研究内容・成果 濡れは氷および油脂結晶の核形成に関わる因子であり,食品の冷凍過程を理解するために重要である.油脂結晶への水の濡れ性を明らかにするために,接触角が測定されているが,このような実験では油脂の多結晶体が基板として用いられており,単結晶に対しての濡れについては調べられていない.それに対し本研究では単結晶を基板として用いる.本研究で得られる単結晶を用いたモデル系の結果とこれまでに得られている多結晶体を基板とした結果,および現在我々が取り組んでいる乳化剤と単結晶との相互作用の研究と合わせることで,実際の多結晶上での濡れに及ぼす結晶形状の効果や乳化剤が及ぼす効果について推察することができると考えている.

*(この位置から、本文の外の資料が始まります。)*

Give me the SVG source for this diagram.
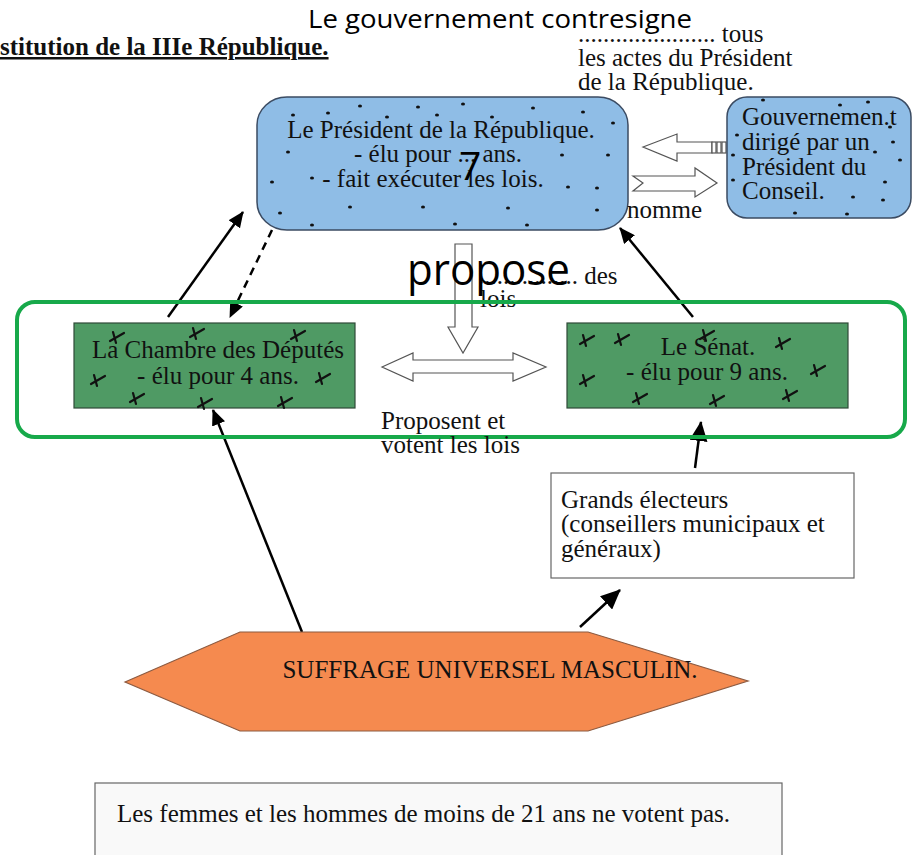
<svg xmlns="http://www.w3.org/2000/svg" width="912" height="855" viewBox="0 0 912 855">
<style>
.serif{font-family:"Liberation Serif","Times New Roman",serif;font-size:25px;fill:#111}
.sans{font-family:"Open Sans","Liberation Sans",sans-serif;fill:#000}
.blue{fill:#8fbde6;stroke:#3b4b62;stroke-width:1.5}
.green{fill:#4f9a64;stroke:#2f4a37;stroke-width:1.2}
.block{fill:#fff;stroke:#555;stroke-width:1.2}
.conn{stroke:#000;stroke-width:2.5;fill:none}
.dot{fill:#111}
.mk{stroke:#111;stroke-width:2.2;fill:none;stroke-linecap:round}
</style>
<defs>
<marker id="ah" markerUnits="userSpaceOnUse" markerWidth="16" markerHeight="14" refX="15" refY="7" orient="auto">
<path d="M0,0 L16,7 L0,14 z" fill="#000"/>
</marker>
<marker id="ahb" markerUnits="userSpaceOnUse" markerWidth="20" markerHeight="18" refX="19" refY="9" orient="auto">
<path d="M0,0 L20,9 L0,18 z" fill="#000"/>
</marker>
<path id="x" d="M-7,4 L7,-4 M-4,-5 L-1,6"/>
<ellipse id="d" rx="2" ry="1.5"/>
</defs>
<rect width="912" height="855" fill="#fff"/>

<g id="title">
<text class="serif" x="0" y="55" font-weight="bold" text-decoration="underline">stitution de la IIIe République.</text>
</g>

<g id="contresigne">
<text class="sans" x="308" y="28" font-size="25" textLength="384" lengthAdjust="spacingAndGlyphs">Le gouvernement contresigne</text>
<text class="serif" x="578" y="42">...................... tous</text>
<text class="serif" x="578" y="66">les actes du Président</text>
<text class="serif" x="578" y="90">de la République.</text>
</g>

<g id="propose-label">
<text class="serif" x="478" y="284">................ des</text>
<text class="serif" x="480" y="307">lois</text>
</g>

<g id="connectors">
<polygon class="block" points="455,244 472,244 472,327 478,327 463,353 448,327 455,327"/>
<polygon class="block" points="382,367 413,353 413,360 513,360 513,353 546,367 513,381 513,373 413,373 413,381"/>
<polygon class="block" points="643,147 677,134 677,142 712,142 712,153 677,153 677,161"/>
<rect class="block" x="712" y="142" width="4" height="11"/>
<rect class="block" x="717" y="142" width="4" height="11"/>
<rect class="block" x="722" y="142" width="4" height="11"/>
<polygon class="block" points="633,176 695,176 695,168 717,183 695,197 695,191 633,191 643,183"/>
<line class="conn" x1="168" y1="317" x2="243" y2="212" marker-end="url(#ah)"/>
<line class="conn" x1="272" y1="230" x2="230" y2="317" stroke-dasharray="8,6" stroke-width="2" marker-end="url(#ah)"/>
<line class="conn" x1="693" y1="317" x2="620" y2="228" marker-end="url(#ah)"/>
<line class="conn" x1="302" y1="632" x2="213" y2="410" marker-end="url(#ah)"/>
<line class="conn" x1="695" y1="468" x2="701" y2="422" stroke-width="4" marker-end="url(#ahb)"/>
<line class="conn" x1="580" y1="627" x2="620" y2="590" stroke-width="3.5" marker-end="url(#ahb)"/>
</g>

<g id="president">
<rect class="blue" x="257" y="97" width="371" height="133" rx="30" ry="28"/>
<g class="dot">
<use href="#d" x="360" y="106"/><use href="#d" x="418" y="107"/><use href="#d" x="463" y="104"/><use href="#d" x="533" y="108"/>
<use href="#d" x="293" y="115"/><use href="#d" x="328" y="113"/><use href="#d" x="387" y="117"/><use href="#d" x="437" y="115"/>
<use href="#d" x="492" y="117"/><use href="#d" x="583" y="112"/><use href="#d" x="613" y="123"/>
<use href="#d" x="288" y="152"/><use href="#d" x="562" y="155"/><use href="#d" x="608" y="155"/>
<use href="#d" x="272" y="182"/><use href="#d" x="312" y="178"/><use href="#d" x="568" y="187"/><use href="#d" x="597" y="188"/>
<use href="#d" x="280" y="213"/><use href="#d" x="350" y="207"/><use href="#d" x="423" y="207"/><use href="#d" x="508" y="208"/>
<use href="#d" x="597" y="210"/><use href="#d" x="312" y="225"/><use href="#d" x="455" y="224"/><use href="#d" x="527" y="225"/>
</g>
<text class="serif" x="441" y="138" text-anchor="middle">Le Président de la République.</text>
<text class="serif" x="438" y="162" text-anchor="middle">- élu pour ... ans.</text>
<text class="serif" x="433" y="187" text-anchor="middle">- fait exécuter les lois.</text>
<text class="sans" x="459" y="180" font-size="39">7</text>
</g>

<g id="gouvernement">
<rect class="blue" x="727" y="97" width="184" height="121" rx="20" ry="20"/>
<g class="dot">
<use href="#d" x="763" y="100"/><use href="#d" x="840" y="105"/><use href="#d" x="868" y="102"/><use href="#d" x="737" y="135"/>
<use href="#d" x="890" y="127"/><use href="#d" x="893" y="142"/><use href="#d" x="733" y="155"/><use href="#d" x="875" y="152"/>
<use href="#d" x="900" y="160"/><use href="#d" x="733" y="180"/><use href="#d" x="885" y="182"/><use href="#d" x="853" y="197"/>
<use href="#d" x="883" y="200"/><use href="#d" x="795" y="213"/><use href="#d" x="847" y="214"/>
</g>
<text class="serif" x="742" y="125">Gouvernemen.t</text>
<text class="serif" x="742" y="150">dirigé par un</text>
<text class="serif" x="742" y="175">Président du</text>
<text class="serif" x="742" y="199">Conseil.</text>
</g>

<g id="nomme"><text class="serif" x="627" y="218">nomme</text></g>

<g id="propose"><text class="sans" x="407" y="285" font-size="43" textLength="163" lengthAdjust="spacingAndGlyphs">propose</text></g>

<g id="chambre">
<rect class="green" x="74" y="323" width="281" height="85"/>
<g class="mk">
<use href="#x" x="117" y="337"/><use href="#x" x="197" y="333"/><use href="#x" x="298" y="335"/><use href="#x" x="98" y="380"/>
<use href="#x" x="323" y="378"/><use href="#x" x="137" y="398"/><use href="#x" x="205" y="403"/><use href="#x" x="285" y="402"/>
</g>
<text class="serif" x="218" y="358" text-anchor="middle">La Chambre des Députés</text>
<text class="serif" x="218" y="384" text-anchor="middle">- élu pour 4 ans.</text>
</g>

<g id="senat">
<rect class="green" x="567" y="323" width="281" height="85"/>
<g class="mk">
<use href="#x" x="587" y="340"/><use href="#x" x="622" y="339"/><use href="#x" x="707" y="335"/><use href="#x" x="783" y="343"/>
<use href="#x" x="587" y="380"/><use href="#x" x="818" y="370"/><use href="#x" x="640" y="398"/><use href="#x" x="717" y="400"/><use href="#x" x="790" y="395"/>
</g>
<text class="serif" x="708" y="355" text-anchor="middle">Le Sénat.</text>
<text class="serif" x="707" y="380" text-anchor="middle">- élu pour 9 ans.</text>
</g>

<g id="parlement">
<rect x="17" y="302" width="888" height="135" rx="18" ry="18" fill="none" stroke="#17a94a" stroke-width="4"/>
</g>

<g id="proposent">
<text class="serif" x="381" y="429">Proposent et</text>
<text class="serif" x="381" y="453">votent les lois</text>
</g>

<g id="grands-electeurs">
<rect x="551" y="473" width="303" height="105" fill="#fff" stroke="#666" stroke-width="1.2"/>
<text class="serif" x="561" y="508">Grands électeurs</text>
<text class="serif" x="561" y="532">(conseillers municipaux et</text>
<text class="serif" x="561" y="557">généraux)</text>
</g>

<g id="suffrage">
<polygon points="125,682 240,632 588,632 748,681 588,731 240,731" fill="#f58a4f" stroke="#8c5a40" stroke-width="1.2"/>
<text class="serif" x="490" y="678" text-anchor="middle">SUFFRAGE UNIVERSEL MASCULIN.</text>
</g>

<g id="femmes">
<rect x="95" y="783" width="687" height="80" fill="#f9f9f9" stroke="#666" stroke-width="1.2"/>
<text class="serif" x="117" y="822">Les femmes et les hommes de moins de 21 ans ne votent pas.</text>
</g>
</svg>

基板となる氷の単結晶育成や,接触角測定は佐崎教授の協力の下進める予定であったが,研究所への訪問がかなわなかったため進捗はない.油脂の単結晶育成に関しては申請者が経験を有しており,数10〜100ミクロン程度の単結晶を育成し,その成長の様子を観察することに成功している.また油脂単結晶上にて,液状油が共存する様子を観察することに成功した.その際,過冷却状態であるにも関わらず,液状油は長時間固化せず,液体のまま結晶表面に存在していた.また結晶表面を移動する様子も観察された.液状油が移動した後には結晶表面に跡が残っており,結晶の成長,もしくは融解が起きたと考えられるが詳細は不明である.今後は油脂単結晶表面に水滴もしくは油滴を置いたときの接触角を干渉計により測定する予定である.特に接触角の温度依存性を明らかにし,液体の融点前後での物性変化を明らかにする予定である.